South Africa's economy has come out of recession, with growth of 0.9 per cent in the third quarter of this year.
Results, adjusted for seasonal variations, released on Tuesday showed southern Africa's biggest economy to have ended it's first period of negative growth in 17 years, the country's national statistics board said.
"The seasonally adjusted real gross domestic product [GDP] at market prices for the third quarter of 2009 increased by an annualised rate of 0.9 per cent compared with the second quarter of 2009," Statistics South Africa said.
The country had suffered economic contractions for nine months, and the 2009 third quarter results were better than expected.
"The short-term indicators seem to tell us that the economy is picking up but long-term indicators tell us the economy is still [weak]," Joe De Beer, Statistics South Africa's head of economic analysis and research, said.

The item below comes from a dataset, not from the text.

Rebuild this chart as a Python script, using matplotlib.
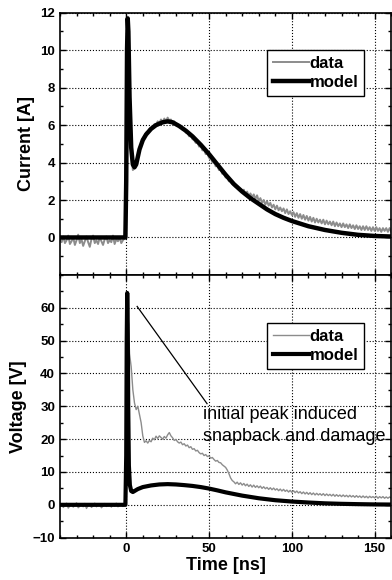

The central bank loosened monetary policy in December last year, cutting interest rates by five percentage points, in an attempt to provide economic stimulus.
Annabel Bishop, an economist at Investec, said: "South Africa's better-than-expected GDP outcome closes the door on any further interest rate cuts, and potentially brings the timing of the first rate hike closer."
But Bishop said that South Africa's dependence on global demand, high job losses and native firms' failures would prevent a sharp recovery.
In the first quarter of this year, GDP fell by 6.4 per cent, followed by a 3 per cent drop in the second quarter.